CHALLENGE =
Find every line in the records below that contains the word "matplotlib", and copy each such line.

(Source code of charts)
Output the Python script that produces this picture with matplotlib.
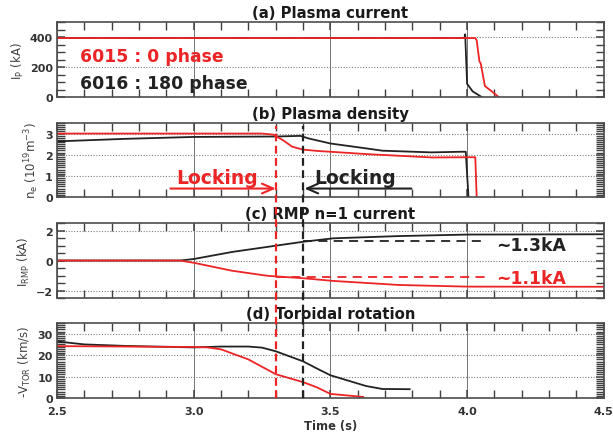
import matplotlib
matplotlib.use("Agg")
import matplotlib.pyplot as plt
from matplotlib.lines import Line2D
from matplotlib.ticker import MultipleLocator, FormatStrFormatter
from matplotlib.transforms import blended_transform_factory

plt.rcParams['font.family'] = 'DejaVu Sans'
plt.rcParams['font.weight'] = 'bold'
plt.rcParams['mathtext.default'] = 'regular'

RED = '#ec2426'
BLACK = '#222222'

# shot 6015 (0 phase, red) and 6016 (180 phase, black)
t_ip_6016 = [2.5, 3.99, 3.993, 4.0, 4.02, 4.055]
ip_6016 = [395, 395, 420, 90, 40, 0]
t_ip_6015 = [2.5, 4.03, 4.035, 4.045, 4.05, 4.065, 4.09, 4.117]
ip_6015 = [395, 395, 380, 240, 225, 75, 40, 0]

t_ne_6016 = [2.5, 2.75, 3.0, 3.3, 3.39, 3.42, 3.5, 3.63, 3.69, 3.87, 3.98, 3.995, 4.005]
ne_6016 = [2.63, 2.75, 2.84, 2.86, 2.89, 2.77, 2.53, 2.3, 2.19, 2.11, 2.14, 2.14, 0]
t_ne_6015 = [2.5, 3.25, 3.29, 3.325, 3.36, 3.40, 3.46, 3.5, 3.63, 3.75, 3.87, 4.0, 4.03, 4.035]
ne_6015 = [3.0, 3.0, 2.95, 2.7, 2.38, 2.24, 2.17, 2.14, 2.03, 1.95, 1.87, 1.88, 1.88, 0]

t_rmp = [2.5, 2.95, 3.0, 3.14, 3.27, 3.4, 3.51, 3.75, 4.0, 4.5]
rmp_6016 = [0, 0, 0.1, 0.57, 0.91, 1.25, 1.48, 1.63, 1.73, 1.75]
rmp_6015 = [0, 0, -0.15, -0.68, -1.02, -1.18, -1.36, -1.63, -1.74, -1.75]

t_vt_6016 = [2.5, 2.6, 2.75, 3.0, 3.1, 3.2, 3.25, 3.3, 3.4, 3.45, 3.5, 3.63, 3.69, 3.79]
vt_6016 = [26.4, 25.0, 24.3, 23.6, 24.0, 24.0, 23.5, 21.8, 17.1, 13.8, 10.6, 5.6, 4.2, 4.1]
t_vt_6015 = [2.5, 2.75, 3.0, 3.05, 3.1, 3.2, 3.3, 3.4, 3.45, 3.5, 3.62]
vt_6015 = [24.2, 24.0, 23.8, 23.6, 22.7, 18.0, 11.1, 7.4, 5.0, 1.9, 0.5]

t_lock_6015 = 3.3
t_lock_6016 = 3.4
rmp_level_6016 = 1.3
rmp_level_6015 = -1.1

fig = plt.figure(figsize=(6.13, 4.35), dpi=100)
left, width = 0.093, 0.892
ax_a = fig.add_axes([left, 0.774, width, 0.1724])
ax_b = fig.add_axes([left, 0.5448, width, 0.1702])
ax_c = fig.add_axes([left, 0.3126, width, 0.1724])
ax_d = fig.add_axes([left, 0.0828, width, 0.1724])

panels = [
    (ax_a, '(a) Plasma current', r'I$_P$ (kA)', (0, 500), 200, 50),
    (ax_b, '(b) Plasma density', r'n$_e$ (10$^{19}$m$^{-3}$)', (0, 3.5), 1, 0.1),
    (ax_c, '(c) RMP n=1 current', r'I$_{RMP}$ (kA)', (-2.5, 2.5), 2, 0.5),
    (ax_d, '(d) Toroidal rotation', r'-V$_{TOR}$ (km/s)', (0, 35), 10, 1),
]

for ax, title, ylabel, ylim, major, minor in panels:
    ax.set_xlim(2.5, 4.5)
    ax.set_ylim(*ylim)
    ax.xaxis.set_major_locator(MultipleLocator(0.5))
    ax.xaxis.set_minor_locator(MultipleLocator(0.1))
    ax.xaxis.set_major_formatter(FormatStrFormatter('%.1f'))
    ax.yaxis.set_major_locator(MultipleLocator(major))
    ax.yaxis.set_minor_locator(MultipleLocator(minor))
    ax.tick_params(which='both', direction='in', top=True, right=True,
                   color='0.25', labelcolor='0.2', labelsize=8)
    ax.tick_params(which='major', length=6, width=1.1)
    ax.tick_params(which='minor', length=5.5, width=1.0)
    ax.tick_params(axis='y', pad=3)
    ax.tick_params(axis='x', pad=6)
    ax.grid(axis='x', which='major', ls='-', color='0.45', lw=0.7)
    ax.grid(axis='y', which='major', ls=(0, (1, 1.5)), color='0.5', lw=0.8)
    for s in ax.spines.values():
        s.set_color('0.3')
        s.set_linewidth(1.2)
    ax.set_title(title, fontsize=10.7, fontweight='bold', pad=3.5, color='0.1')
    ax.set_ylabel(ylabel, fontsize=8.5, fontweight='normal', color='0.25', labelpad=3)
    if ax is not ax_d:
        ax.tick_params(labelbottom=False)

ax_d.set_xlabel('Time (s)', fontsize=8.3, fontweight='bold', color='0.2', labelpad=2)

# (a) plasma current
ax_a.plot(t_ip_6016, ip_6016, color=BLACK, lw=1.3)
ax_a.plot(t_ip_6015, ip_6015, color=RED, lw=1.3)
ax_a.text(2.584, 243, '6015 : 0 phase', color=RED, fontsize=12.4, fontweight='bold')
ax_a.text(2.584, 64, '6016 : 180 phase', color=BLACK, fontsize=12.4, fontweight='bold')

# (b) plasma density
ax_b.plot(t_ne_6016, ne_6016, color=BLACK, lw=1.3)
ax_b.plot(t_ne_6015, ne_6015, color=RED, lw=1.3)
ax_b.annotate('', xy=(t_lock_6015, 0.4), xytext=(2.915, 0.4),
              arrowprops=dict(arrowstyle='->,head_length=0.8,head_width=0.35',
                              color=RED, lw=1.5, shrinkA=0, shrinkB=0))
ax_b.annotate('', xy=(t_lock_6016 + 0.005, 0.4), xytext=(3.796, 0.4),
              arrowprops=dict(arrowstyle='->,head_length=0.8,head_width=0.35',
                              color=BLACK, lw=1.5, shrinkA=0, shrinkB=0))
ax_b.text(2.937, 0.64, 'Locking', color=RED, fontsize=13.5, fontweight='bold')
ax_b.text(3.442, 0.64, 'Locking', color=BLACK, fontsize=13.5, fontweight='bold')

# (c) RMP coil current
ax_c.plot(t_rmp, rmp_6016, color=BLACK, lw=1.3)
ax_c.plot(t_rmp, rmp_6015, color=RED, lw=1.3)
ax_c.plot([t_lock_6016, 4.068], [rmp_level_6016] * 2, color=BLACK, lw=1.3, ls=(0, (5, 3.5)))
ax_c.plot([t_lock_6015, 4.068], [rmp_level_6015] * 2, color=RED, lw=1.3, ls=(0, (5, 3.5)))
ax_c.text(4.106, 0.68, '~%.1fkA' % rmp_level_6016, color=BLACK, fontsize=12.4, fontweight='bold')
ax_c.text(4.106, -1.47, '~%.1fkA' % abs(rmp_level_6015), color=RED, fontsize=12.4, fontweight='bold')

# (d) toroidal rotation
ax_d.plot(t_vt_6016, vt_6016, color=BLACK, lw=1.3)
ax_d.plot(t_vt_6015, vt_6015, color=RED, lw=1.3)

# locking times, drawn across panels b-d
trans = blended_transform_factory(ax_d.transData, fig.transFigure)
y_top = ax_b.get_position().y1 - 0.007
y_bot = ax_d.get_position().y0
for t, c in [(t_lock_6015, RED), (t_lock_6016, BLACK)]:
    fig.lines.append(Line2D([t, t], [y_bot, y_top], transform=trans, color=c,
                            lw=1.6, ls=(0, (3.5, 2))))

fig.savefig('out.png', dpi=100)
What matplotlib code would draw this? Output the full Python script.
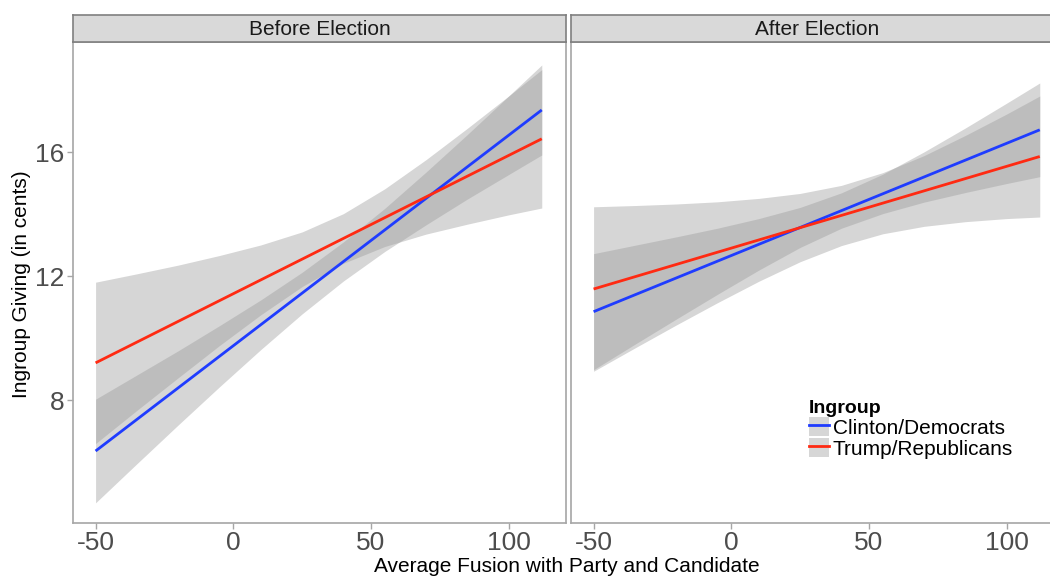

COMPLETE RESPONSE =
Output the Python script that produces this picture with matplotlib.
import matplotlib
matplotlib.use("Agg")
import matplotlib.pyplot as plt
from matplotlib.lines import Line2D
from matplotlib.ticker import MultipleLocator, FormatStrFormatter
from matplotlib.transforms import blended_transform_factory
What matplotlib code would draw this? Output the full Python script.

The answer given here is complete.